'''
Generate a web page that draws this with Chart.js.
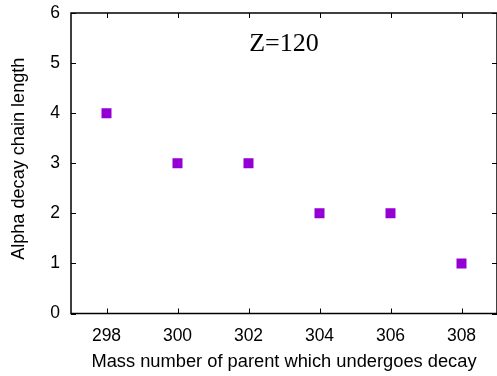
<!DOCTYPE html>
<html>
<head>
<meta charset="utf-8">
<script src="https://cdn.jsdelivr.net/npm/chart.js@4/dist/chart.umd.min.js"></script>
<style>
html,body{margin:0;padding:0;background:#fff;}
#wrap{width:497px;height:376px;}
</style>
</head>
<body>
<div id="wrap"><canvas id="c" width="497" height="376"></canvas></div>
<script>
const massNumbers = [298, 300, 302, 304, 306, 308];
const chainLengths = [4, 3, 3, 2, 2, 1];
const xTicks = [298, 300, 302, 304, 306, 308];
const yTicks = [0, 1, 2, 3, 4, 5, 6];
const xTitle = 'Mass number of parent which undergoes decay';
const yTitle = 'Alpha decay chain length';
const labelText = 'Z=120';
const labelPos = {x: 303.0, y: 5.38};

const points = massNumbers.map((m, i) => ({x: m, y: chainLengths[i]}));

const frame = {
  id: 'frame',
  afterDatasetsDraw(chart) {
    const {ctx, chartArea: a, scales: {x, y}} = chart;
    ctx.save();
    ctx.strokeStyle = '#000';
    ctx.lineWidth = 1;
    ctx.beginPath();
    xTicks.forEach(v => {
      const px = Math.round(x.getPixelForValue(v)) + 0.5;
      ctx.moveTo(px, a.bottom); ctx.lineTo(px, a.bottom - 5);
      ctx.moveTo(px, a.top); ctx.lineTo(px, a.top + 5);
    });
    yTicks.forEach(v => {
      const py = Math.round(y.getPixelForValue(v)) + 0.5;
      ctx.moveTo(a.left, py); ctx.lineTo(a.left + 5, py);
      ctx.moveTo(a.right, py); ctx.lineTo(a.right - 5, py);
    });
    ctx.stroke();
    ctx.lineWidth = 1.5;
    ctx.strokeRect(a.left, a.top, a.right - a.left, a.bottom - a.top);
    ctx.fillStyle = '#000';
    ctx.font = '26px "Liberation Serif"';
    ctx.textAlign = 'center';
    ctx.textBaseline = 'middle';
    ctx.fillText(labelText, x.getPixelForValue(labelPos.x), y.getPixelForValue(labelPos.y));
    // y axis title
    ctx.font = '18.1px "Liberation Sans"';
    ctx.translate(18.5, (a.top + a.bottom) / 2 - 4.5);
    ctx.rotate(-Math.PI / 2);
    ctx.fillText(yTitle, 0, 0);
    ctx.restore();
  }
};

new Chart(document.getElementById('c'), {
  type: 'scatter',
  data: {
    datasets: [{
      data: points,
      pointStyle: 'rect',
      pointRadius: 7.07,
      pointHoverRadius: 7.07,
      borderWidth: 0,
      backgroundColor: '#9400d3',
      borderColor: '#9400d3'
    }]
  },
  plugins: [frame],
  options: {
    responsive: false,
    animation: false,
    events: [],
    layout: {autoPadding: false, padding: {top: 13, right: -1, left: 0, bottom: 0}},
    plugins: {legend: {display: false}, tooltip: {enabled: false}},
    scales: {
      x: {
        type: 'linear', min: 297, max: 309,
        afterBuildTicks(s) { s.ticks = xTicks.map(v => ({value: v})); },
        afterFit(s) { s.height = 62.5; s.paddingLeft = 0; s.paddingRight = 0; },
        grid: {display: false, drawTicks: false},
        border: {display: false},
        ticks: {color: '#000', font: {family: 'Liberation Sans', size: 17.5}, padding: 12, maxRotation: 0},
        title: {display: true, text: xTitle, color: '#000', font: {family: 'Liberation Sans', size: 18.3}, padding: {top: 2, bottom: 3}}
      },
      y: {
        type: 'linear', min: 0, max: 6,
        afterBuildTicks(s) { s.ticks = yTicks.map(v => ({value: v})); },
        afterFit(s) { s.width = 71; s.paddingTop = 0; s.paddingBottom = 0; },
        grid: {display: false, drawTicks: false},
        border: {display: false},
        ticks: {color: '#000', font: {family: 'Liberation Sans', size: 17.5}, padding: 11},
        title: {display: false}
      }
    }
  }
});
</script>
</body>
</html>
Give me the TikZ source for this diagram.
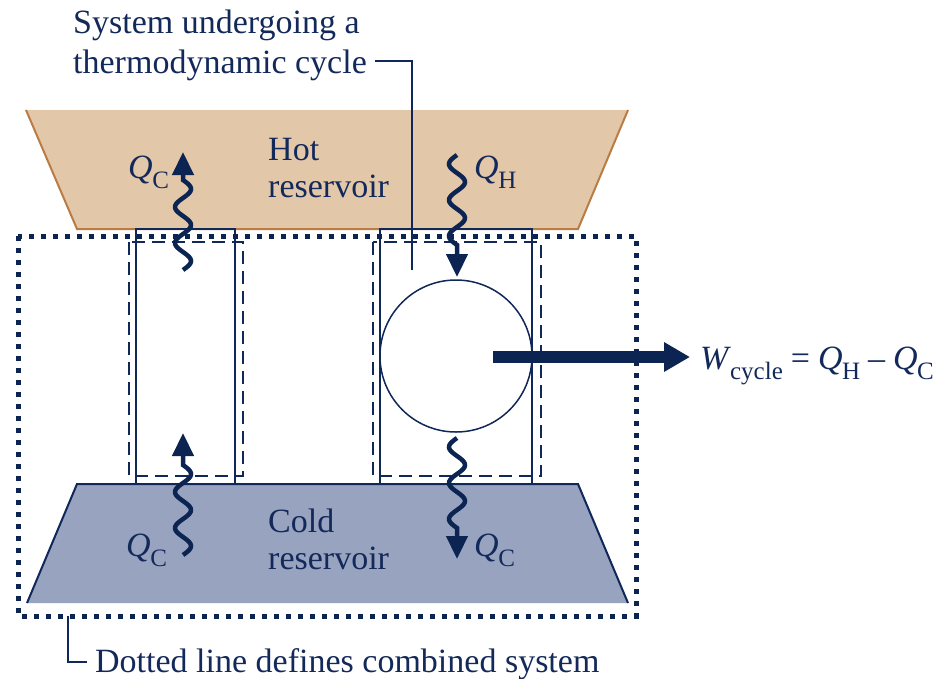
'''
-- PROBLEM TO WORK ON --
Repeat each entry exactly. Pictures do not belong in the copy.

-- THE REPLY --
Generate a web page that draws this with Chart.js.
<!DOCTYPE html>
<html>
<head>
<meta charset="utf-8">
<script src="https://cdn.jsdelivr.net/npm/chart.js@4/dist/chart.umd.min.js"></script>
<style>
html,body{margin:0;padding:0;background:#fff;}
#wrap{width:497px;height:376px;}
</style>
</head>
<body>
<div id="wrap"><canvas id="c" width="497" height="376"></canvas></div>
<script>
const massNumbers = [298, 300, 302, 304, 306, 308];
const chainLengths = [4, 3, 3, 2, 2, 1];
const xTicks = [298, 300, 302, 304, 306, 308];
const yTicks = [0, 1, 2, 3, 4, 5, 6];
const xTitle = 'Mass number of parent which undergoes decay';
const yTitle = 'Alpha decay chain length';
const labelText = 'Z=120';
const labelPos = {x: 303.0, y: 5.38};

const points = massNumbers.map((m, i) => ({x: m, y: chainLengths[i]}));

const frame = {
  id: 'frame',
  afterDatasetsDraw(chart) {
    const {ctx, chartArea: a, scales: {x, y}} = chart;
    ctx.save();
    ctx.strokeStyle = '#000';
    ctx.lineWidth = 1;
    ctx.beginPath();
    xTicks.forEach(v => {
      const px = Math.round(x.getPixelForValue(v)) + 0.5;
      ctx.moveTo(px, a.bottom); ctx.lineTo(px, a.bottom - 5);
      ctx.moveTo(px, a.top); ctx.lineTo(px, a.top + 5);
    });
    yTicks.forEach(v => {
      const py = Math.round(y.getPixelForValue(v)) + 0.5;
      ctx.moveTo(a.left, py); ctx.lineTo(a.left + 5, py);
      ctx.moveTo(a.right, py); ctx.lineTo(a.right - 5, py);
    });
    ctx.stroke();
    ctx.lineWidth = 1.5;
    ctx.strokeRect(a.left, a.top, a.right - a.left, a.bottom - a.top);
    ctx.fillStyle = '#000';
    ctx.font = '26px "Liberation Serif"';
    ctx.textAlign = 'center';
    ctx.textBaseline = 'middle';
    ctx.fillText(labelText, x.getPixelForValue(labelPos.x), y.getPixelForValue(labelPos.y));
    // y axis title
    ctx.font = '18.1px "Liberation Sans"';
    ctx.translate(18.5, (a.top + a.bottom) / 2 - 4.5);
    ctx.rotate(-Math.PI / 2);
    ctx.fillText(yTitle, 0, 0);
    ctx.restore();
  }
};

new Chart(document.getElementById('c'), {
  type: 'scatter',
  data: {
    datasets: [{
      data: points,
      pointStyle: 'rect',
      pointRadius: 7.07,
      pointHoverRadius: 7.07,
      borderWidth: 0,
      backgroundColor: '#9400d3',
      borderColor: '#9400d3'
    }]
  },
  plugins: [frame],
  options: {
    responsive: false,
    animation: false,
    events: [],
    layout: {autoPadding: false, padding: {top: 13, right: -1, left: 0, bottom: 0}},
    plugins: {legend: {display: false}, tooltip: {enabled: false}},
    scales: {
      x: {
        type: 'linear', min: 297, max: 309,
        afterBuildTicks(s) { s.ticks = xTicks.map(v => ({value: v})); },
        afterFit(s) { s.height = 62.5; s.paddingLeft = 0; s.paddingRight = 0; },
        grid: {display: false, drawTicks: false},
        border: {display: false},
        ticks: {color: '#000', font: {family: 'Liberation Sans', size: 17.5}, padding: 12, maxRotation: 0},
        title: {display: true, text: xTitle, color: '#000', font: {family: 'Liberation Sans', size: 18.3}, padding: {top: 2, bottom: 3}}
      },
      y: {
        type: 'linear', min: 0, max: 6,
        afterBuildTicks(s) { s.ticks = yTicks.map(v => ({value: v})); },
        afterFit(s) { s.width = 71; s.paddingTop = 0; s.paddingBottom = 0; },
        grid: {display: false, drawTicks: false},
        border: {display: false},
        ticks: {color: '#000', font: {family: 'Liberation Sans', size: 17.5}, padding: 11},
        title: {display: false}
      }
    }
  }
});
</script>
</body>
</html>
Give me the TikZ source for this diagram.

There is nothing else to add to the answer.